Considering the men that Wyatt had killed as sole judge, jury, and executioner during the Tombstone Vendetta Ride, Josephine could not help reflecting on this unexpected showdown. She was confused and sleepless in their cabin, while Wyatt slept like a baby. Her husband had always stood on the side of the law, but this time she believed he had been in the wrong; the captain was the master of the ship, and surely his jurisdiction put everyone under an obligation to follow his orders. Wyatt defended his actions:

“When laws are made, Josie,” he explained, “and certain powers are entrusted to a man, it is expected that the man will measure up to his trust; that he will play no favorites in the use of that power. That captain is too small for his job. He demanded that we give up our rights so that he could favor someone he wanted to impress. He was outside of his rights in that and I couldn't keep my self-respect except by refusing. If it should come before a fair court, I would be upheld by the law and he knew it or he wouldn't have let me get by with it.”

“Well, I could see his point clearly enough,” she reflected, “but I still would not have had courage to defy the captain of the ship in strange waters. I'd still be willing to let the brass buttons have the right of way.”
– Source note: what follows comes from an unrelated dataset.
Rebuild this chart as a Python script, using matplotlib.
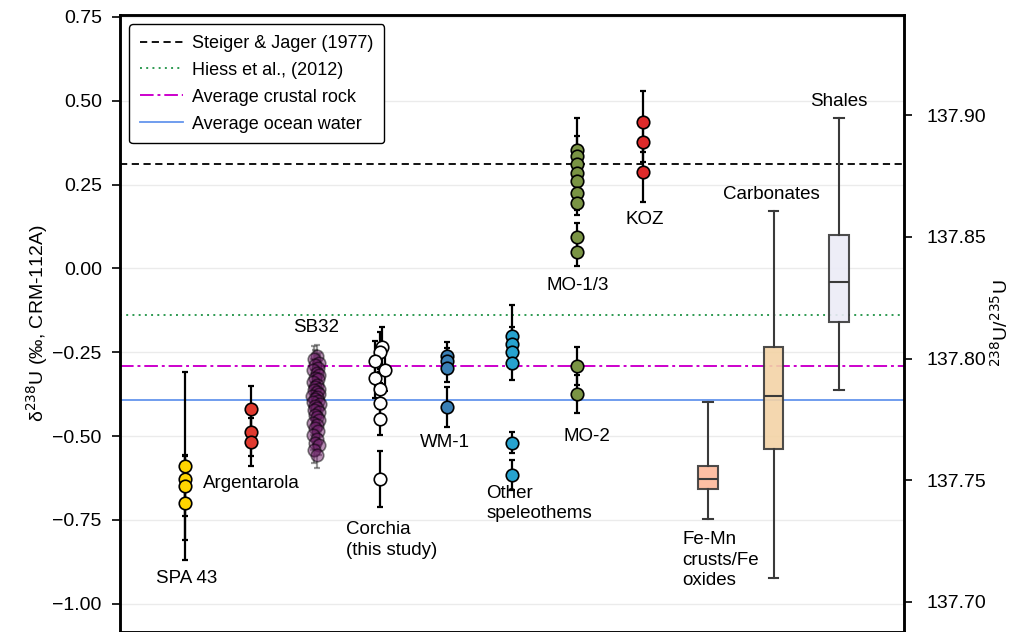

This was as close to doubt or disapproval about Wyatt as Josephine ever went. The captain with his brass buttons who was “too small for his job” sounded a lot like Johnny Behan. Wyatt's definition of justice allowed him to select those legal requirements he would obey. Self-confidence and real-time decision-making were essential to Earp ethics: decide now, and hope for a smart judge later. Josephine did not criticize Wyatt, but neither was she wholeheartedly endorsing his philosophy.

WYATT'S LAW ENFORCEMENT
assignment with Bat was a temporary distraction from what Josephine loved best about San Diego: horseracing. The sport provided a substantial source of income and delight for Wyatt, plus a dangerous new passion for Josephine. “He bought only one car in his life,” Josephine noted, but he never lost his childhood love of horses. She was talking about her own inclinations, as well as Wyatt's, when she observed that “this love of horseflesh, coupled with his susceptibility to the wiles of Lady Luck, formed a combination that made it almost inevitable that at some time during his career the horse-racing game should claim him.” Their first racehorse, Atto Rex, was Wyatt's prize in a high-stakes poker game. His prowess as a stable owner grew from there. When his horses were successful, Wyatt enjoyed buying gifts of jewelry for Josephine: once, it was a beautiful ruby bracelet; another time, a sparkling brooch in the form of a peacock encrusted with diamonds.

Josephine liked traveling around the California racing circuit and being a welcome guest in glamorous hotels, like Hollenbeck's in Los Angeles, which attracted many of the Arizona old-timers, and Lucky Baldwin's hotel in San Francisco. She knew the name and age of every horse, and crooned to them in their stables. Wyatt sometimes rode the horses to victory himself, but as their stable grew, they hired some of the best jockeys of the day and outfitted them in the Earp racing colors—navy blue polka dots on a white field.